> **What needs to be done**:
Identify the lines that include the word "this", then copy all of them.

Charts and diagrams as code:
════════════════

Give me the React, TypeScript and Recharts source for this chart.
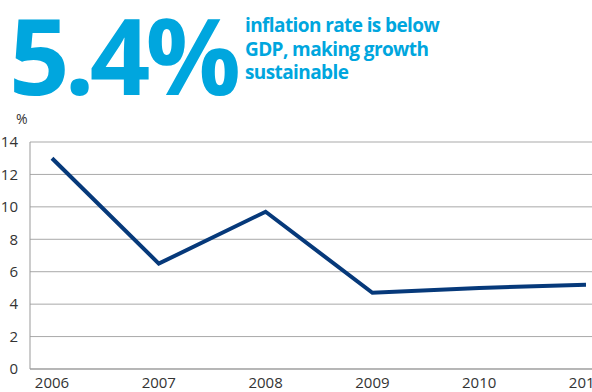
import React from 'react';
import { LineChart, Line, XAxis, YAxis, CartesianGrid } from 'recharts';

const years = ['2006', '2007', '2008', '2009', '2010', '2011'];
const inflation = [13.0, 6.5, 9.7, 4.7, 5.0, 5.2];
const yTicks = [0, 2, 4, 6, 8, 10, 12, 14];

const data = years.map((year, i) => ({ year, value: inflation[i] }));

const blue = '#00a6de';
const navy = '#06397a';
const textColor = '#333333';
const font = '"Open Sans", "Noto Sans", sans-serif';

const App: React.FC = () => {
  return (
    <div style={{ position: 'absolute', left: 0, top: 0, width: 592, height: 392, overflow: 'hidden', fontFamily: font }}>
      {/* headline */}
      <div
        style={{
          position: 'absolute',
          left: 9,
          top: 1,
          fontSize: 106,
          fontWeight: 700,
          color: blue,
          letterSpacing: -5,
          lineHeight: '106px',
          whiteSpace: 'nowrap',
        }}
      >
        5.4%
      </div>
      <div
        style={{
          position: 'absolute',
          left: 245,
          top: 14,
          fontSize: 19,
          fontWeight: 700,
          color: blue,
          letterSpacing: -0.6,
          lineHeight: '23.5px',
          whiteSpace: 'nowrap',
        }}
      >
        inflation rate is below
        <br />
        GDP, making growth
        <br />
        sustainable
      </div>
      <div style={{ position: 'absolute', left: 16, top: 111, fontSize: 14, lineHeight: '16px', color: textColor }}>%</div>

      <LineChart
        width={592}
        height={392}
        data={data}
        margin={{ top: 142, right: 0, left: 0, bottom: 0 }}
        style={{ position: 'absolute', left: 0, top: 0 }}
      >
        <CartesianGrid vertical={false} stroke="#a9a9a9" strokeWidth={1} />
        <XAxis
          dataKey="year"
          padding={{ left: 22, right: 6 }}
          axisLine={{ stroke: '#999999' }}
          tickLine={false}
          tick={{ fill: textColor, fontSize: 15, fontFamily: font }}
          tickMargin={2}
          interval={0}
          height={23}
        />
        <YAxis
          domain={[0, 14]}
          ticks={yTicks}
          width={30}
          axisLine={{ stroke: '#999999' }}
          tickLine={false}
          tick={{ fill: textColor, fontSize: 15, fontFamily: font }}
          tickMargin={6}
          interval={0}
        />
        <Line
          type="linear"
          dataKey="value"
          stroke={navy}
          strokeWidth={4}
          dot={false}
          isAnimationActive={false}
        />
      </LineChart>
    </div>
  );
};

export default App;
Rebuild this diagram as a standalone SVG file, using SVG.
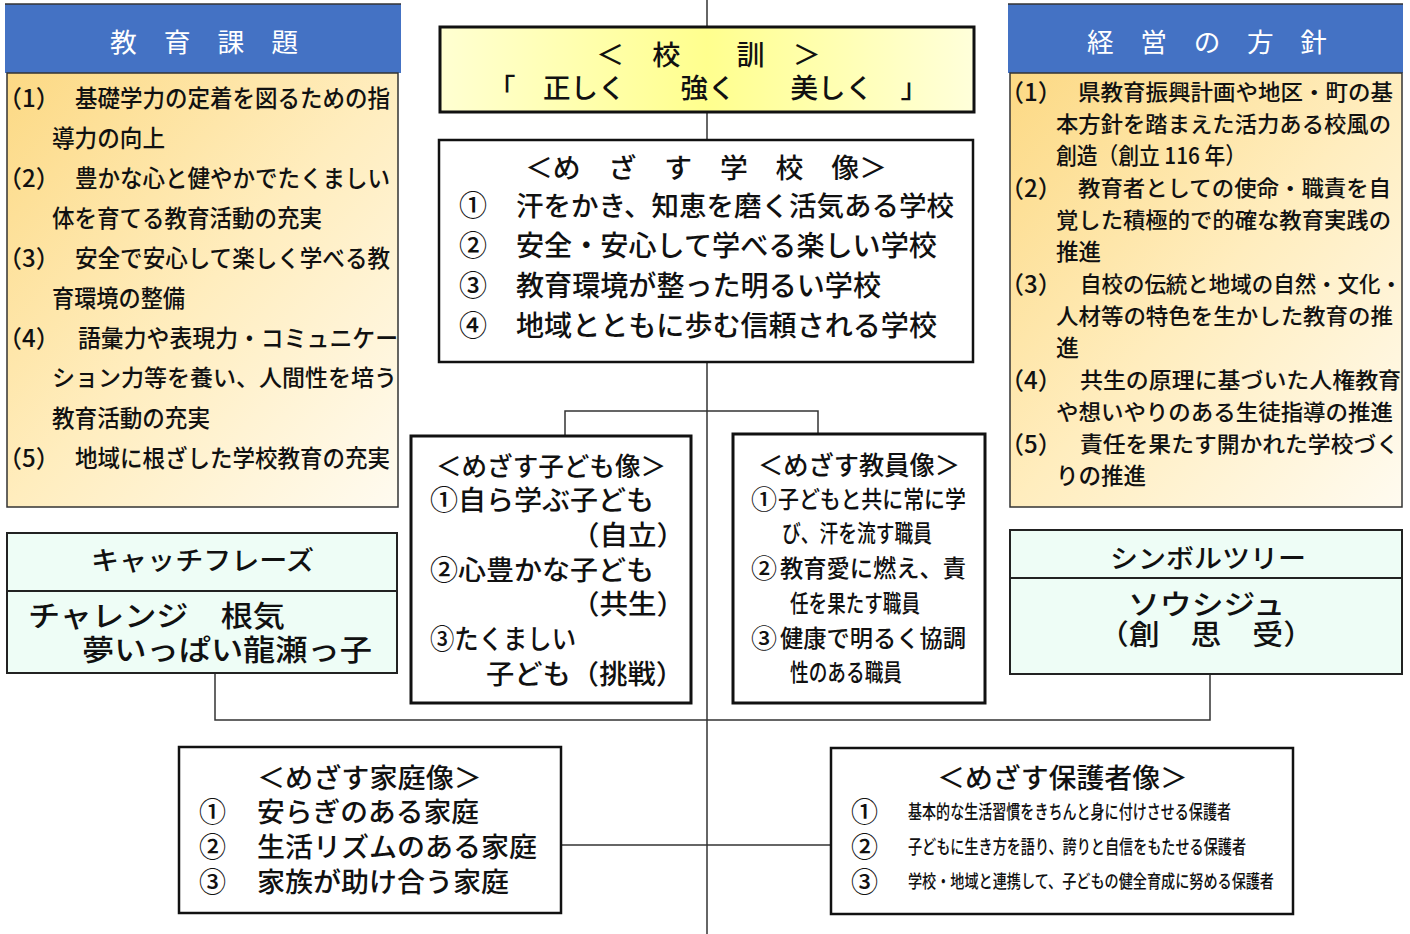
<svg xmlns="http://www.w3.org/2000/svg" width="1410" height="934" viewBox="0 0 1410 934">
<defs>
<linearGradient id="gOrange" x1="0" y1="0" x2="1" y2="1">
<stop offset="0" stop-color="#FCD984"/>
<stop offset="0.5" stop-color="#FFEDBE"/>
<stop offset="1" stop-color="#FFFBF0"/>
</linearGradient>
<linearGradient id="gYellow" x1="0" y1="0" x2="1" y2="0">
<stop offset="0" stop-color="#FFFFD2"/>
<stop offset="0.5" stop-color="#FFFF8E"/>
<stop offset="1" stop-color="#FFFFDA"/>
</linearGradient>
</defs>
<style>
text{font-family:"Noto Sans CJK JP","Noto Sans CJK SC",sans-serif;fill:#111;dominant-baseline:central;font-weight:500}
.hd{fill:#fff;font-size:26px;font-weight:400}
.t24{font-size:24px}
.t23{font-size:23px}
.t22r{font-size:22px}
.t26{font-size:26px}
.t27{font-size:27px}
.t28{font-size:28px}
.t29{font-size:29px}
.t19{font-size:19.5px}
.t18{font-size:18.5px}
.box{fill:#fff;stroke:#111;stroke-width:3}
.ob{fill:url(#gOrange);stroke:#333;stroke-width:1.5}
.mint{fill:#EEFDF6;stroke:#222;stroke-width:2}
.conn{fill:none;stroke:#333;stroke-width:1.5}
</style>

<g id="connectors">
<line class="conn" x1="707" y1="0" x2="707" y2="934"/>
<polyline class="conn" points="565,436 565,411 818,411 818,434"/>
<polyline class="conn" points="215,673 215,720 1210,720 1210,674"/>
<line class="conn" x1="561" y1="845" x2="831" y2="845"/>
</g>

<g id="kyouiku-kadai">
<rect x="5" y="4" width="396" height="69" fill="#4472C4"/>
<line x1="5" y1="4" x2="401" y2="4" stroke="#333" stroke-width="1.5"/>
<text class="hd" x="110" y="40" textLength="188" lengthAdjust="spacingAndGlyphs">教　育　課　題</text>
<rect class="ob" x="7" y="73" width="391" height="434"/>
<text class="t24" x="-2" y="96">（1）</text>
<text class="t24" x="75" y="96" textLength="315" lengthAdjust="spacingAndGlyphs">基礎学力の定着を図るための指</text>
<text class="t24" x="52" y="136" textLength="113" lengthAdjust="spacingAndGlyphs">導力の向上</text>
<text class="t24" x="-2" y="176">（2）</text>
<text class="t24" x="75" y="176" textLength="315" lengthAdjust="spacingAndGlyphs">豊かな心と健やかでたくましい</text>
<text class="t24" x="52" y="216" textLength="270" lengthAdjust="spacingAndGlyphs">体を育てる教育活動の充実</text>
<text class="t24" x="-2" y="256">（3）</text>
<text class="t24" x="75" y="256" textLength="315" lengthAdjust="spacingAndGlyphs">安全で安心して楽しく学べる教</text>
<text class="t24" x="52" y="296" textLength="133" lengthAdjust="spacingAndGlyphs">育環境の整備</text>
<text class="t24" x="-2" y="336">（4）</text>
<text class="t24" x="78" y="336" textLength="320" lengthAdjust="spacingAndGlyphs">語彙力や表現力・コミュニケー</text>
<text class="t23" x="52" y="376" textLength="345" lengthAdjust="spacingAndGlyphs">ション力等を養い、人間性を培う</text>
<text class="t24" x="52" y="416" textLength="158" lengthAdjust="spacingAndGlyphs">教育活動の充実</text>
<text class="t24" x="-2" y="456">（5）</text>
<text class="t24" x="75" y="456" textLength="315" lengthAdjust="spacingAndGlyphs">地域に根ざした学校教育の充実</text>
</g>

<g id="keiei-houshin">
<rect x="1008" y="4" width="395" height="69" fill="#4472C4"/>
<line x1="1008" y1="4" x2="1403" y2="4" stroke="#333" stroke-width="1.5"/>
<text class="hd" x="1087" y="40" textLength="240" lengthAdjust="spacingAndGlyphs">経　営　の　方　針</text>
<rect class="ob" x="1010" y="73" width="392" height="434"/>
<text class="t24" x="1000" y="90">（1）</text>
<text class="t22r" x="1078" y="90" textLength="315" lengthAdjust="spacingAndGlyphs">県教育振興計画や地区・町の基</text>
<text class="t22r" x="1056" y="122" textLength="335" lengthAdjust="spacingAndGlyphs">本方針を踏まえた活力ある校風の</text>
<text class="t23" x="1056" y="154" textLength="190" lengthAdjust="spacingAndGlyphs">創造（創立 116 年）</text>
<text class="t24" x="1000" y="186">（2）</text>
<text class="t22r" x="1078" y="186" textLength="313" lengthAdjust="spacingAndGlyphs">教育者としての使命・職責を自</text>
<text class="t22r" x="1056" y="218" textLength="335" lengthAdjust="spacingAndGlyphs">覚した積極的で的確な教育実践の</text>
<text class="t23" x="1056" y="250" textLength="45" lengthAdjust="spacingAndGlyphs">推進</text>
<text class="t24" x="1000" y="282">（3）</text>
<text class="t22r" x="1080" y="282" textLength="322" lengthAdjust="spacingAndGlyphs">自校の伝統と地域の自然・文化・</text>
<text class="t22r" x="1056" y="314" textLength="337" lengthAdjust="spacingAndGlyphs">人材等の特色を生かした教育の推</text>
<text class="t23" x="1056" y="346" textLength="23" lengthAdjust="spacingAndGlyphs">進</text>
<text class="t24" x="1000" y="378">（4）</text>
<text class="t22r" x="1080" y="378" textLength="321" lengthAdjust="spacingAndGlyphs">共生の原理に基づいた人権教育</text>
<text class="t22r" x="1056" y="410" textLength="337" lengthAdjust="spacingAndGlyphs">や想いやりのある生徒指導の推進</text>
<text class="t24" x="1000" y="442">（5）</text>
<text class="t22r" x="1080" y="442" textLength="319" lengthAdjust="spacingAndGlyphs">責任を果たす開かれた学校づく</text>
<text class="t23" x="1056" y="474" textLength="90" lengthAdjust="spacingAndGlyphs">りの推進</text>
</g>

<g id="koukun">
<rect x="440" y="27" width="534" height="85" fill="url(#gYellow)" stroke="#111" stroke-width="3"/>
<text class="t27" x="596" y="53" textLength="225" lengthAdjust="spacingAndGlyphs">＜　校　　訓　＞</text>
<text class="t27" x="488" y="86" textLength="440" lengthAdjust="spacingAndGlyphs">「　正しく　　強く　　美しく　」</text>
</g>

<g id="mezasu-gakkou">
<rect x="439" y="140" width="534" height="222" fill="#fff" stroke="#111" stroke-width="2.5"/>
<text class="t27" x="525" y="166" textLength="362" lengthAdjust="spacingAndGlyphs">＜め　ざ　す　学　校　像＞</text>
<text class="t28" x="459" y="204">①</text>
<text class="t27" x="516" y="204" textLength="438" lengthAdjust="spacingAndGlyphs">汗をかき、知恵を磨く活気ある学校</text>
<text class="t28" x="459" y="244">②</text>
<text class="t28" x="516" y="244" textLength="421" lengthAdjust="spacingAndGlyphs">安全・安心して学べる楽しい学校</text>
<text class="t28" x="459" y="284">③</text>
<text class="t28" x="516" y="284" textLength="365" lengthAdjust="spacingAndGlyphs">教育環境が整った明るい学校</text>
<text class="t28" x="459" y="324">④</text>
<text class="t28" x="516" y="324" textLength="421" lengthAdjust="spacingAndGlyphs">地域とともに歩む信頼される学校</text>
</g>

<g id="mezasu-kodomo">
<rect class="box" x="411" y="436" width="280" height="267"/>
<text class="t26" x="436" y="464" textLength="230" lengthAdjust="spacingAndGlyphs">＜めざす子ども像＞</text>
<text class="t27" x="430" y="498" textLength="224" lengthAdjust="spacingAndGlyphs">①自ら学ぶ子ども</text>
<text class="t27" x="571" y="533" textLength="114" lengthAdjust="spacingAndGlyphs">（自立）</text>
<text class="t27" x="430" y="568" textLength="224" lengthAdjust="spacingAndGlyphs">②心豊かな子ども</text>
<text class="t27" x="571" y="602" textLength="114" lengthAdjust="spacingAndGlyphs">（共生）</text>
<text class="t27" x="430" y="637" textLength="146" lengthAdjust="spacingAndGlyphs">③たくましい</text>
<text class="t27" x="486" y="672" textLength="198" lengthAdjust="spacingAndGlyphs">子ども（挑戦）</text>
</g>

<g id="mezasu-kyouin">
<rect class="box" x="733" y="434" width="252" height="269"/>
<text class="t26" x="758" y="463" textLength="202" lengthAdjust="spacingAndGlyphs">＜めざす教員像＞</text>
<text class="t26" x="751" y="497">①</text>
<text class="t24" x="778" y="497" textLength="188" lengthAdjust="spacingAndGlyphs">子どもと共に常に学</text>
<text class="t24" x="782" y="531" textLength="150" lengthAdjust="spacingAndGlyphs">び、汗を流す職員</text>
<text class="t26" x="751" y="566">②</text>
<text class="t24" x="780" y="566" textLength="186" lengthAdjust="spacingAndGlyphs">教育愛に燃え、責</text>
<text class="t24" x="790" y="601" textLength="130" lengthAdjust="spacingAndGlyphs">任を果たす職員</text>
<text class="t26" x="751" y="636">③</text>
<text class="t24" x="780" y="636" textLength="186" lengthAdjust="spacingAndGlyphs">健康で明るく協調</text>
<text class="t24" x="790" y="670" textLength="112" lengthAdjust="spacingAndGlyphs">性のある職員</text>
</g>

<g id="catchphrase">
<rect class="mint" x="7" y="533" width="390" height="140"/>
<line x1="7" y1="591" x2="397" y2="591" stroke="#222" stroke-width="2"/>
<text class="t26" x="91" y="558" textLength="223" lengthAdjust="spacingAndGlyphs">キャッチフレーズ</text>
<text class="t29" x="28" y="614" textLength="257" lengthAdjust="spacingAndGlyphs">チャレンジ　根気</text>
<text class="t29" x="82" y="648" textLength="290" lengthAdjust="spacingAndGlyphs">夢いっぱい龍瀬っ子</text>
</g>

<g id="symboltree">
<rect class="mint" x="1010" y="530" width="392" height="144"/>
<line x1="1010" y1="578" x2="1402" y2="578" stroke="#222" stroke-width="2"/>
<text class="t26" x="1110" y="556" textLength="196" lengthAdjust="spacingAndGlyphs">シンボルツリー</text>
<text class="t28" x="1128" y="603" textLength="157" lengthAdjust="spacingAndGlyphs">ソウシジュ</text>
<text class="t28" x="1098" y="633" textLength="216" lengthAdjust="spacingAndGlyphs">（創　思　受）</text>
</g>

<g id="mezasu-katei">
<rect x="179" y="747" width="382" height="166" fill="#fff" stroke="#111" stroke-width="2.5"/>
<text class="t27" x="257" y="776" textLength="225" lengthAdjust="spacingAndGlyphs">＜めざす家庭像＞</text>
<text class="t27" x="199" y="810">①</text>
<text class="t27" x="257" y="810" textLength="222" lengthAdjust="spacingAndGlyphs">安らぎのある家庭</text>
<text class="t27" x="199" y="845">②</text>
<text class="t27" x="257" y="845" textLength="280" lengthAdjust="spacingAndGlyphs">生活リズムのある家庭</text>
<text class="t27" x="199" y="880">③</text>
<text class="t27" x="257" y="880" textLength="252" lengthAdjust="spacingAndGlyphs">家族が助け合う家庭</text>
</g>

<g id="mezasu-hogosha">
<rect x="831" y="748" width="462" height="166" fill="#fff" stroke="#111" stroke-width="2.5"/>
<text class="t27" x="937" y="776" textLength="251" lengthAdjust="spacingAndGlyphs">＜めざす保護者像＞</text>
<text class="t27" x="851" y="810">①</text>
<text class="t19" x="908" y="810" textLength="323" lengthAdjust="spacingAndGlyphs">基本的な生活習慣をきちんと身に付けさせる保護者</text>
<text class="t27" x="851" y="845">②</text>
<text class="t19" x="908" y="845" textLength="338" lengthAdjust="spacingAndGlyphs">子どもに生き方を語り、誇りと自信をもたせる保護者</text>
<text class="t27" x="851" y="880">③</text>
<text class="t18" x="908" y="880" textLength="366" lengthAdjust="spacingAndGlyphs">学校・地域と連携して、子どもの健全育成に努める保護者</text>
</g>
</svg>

════════════════

> **The output**:
Give me the React, TypeScript and Recharts source for this chart.
Rebuild this diagram as a standalone SVG file, using SVG.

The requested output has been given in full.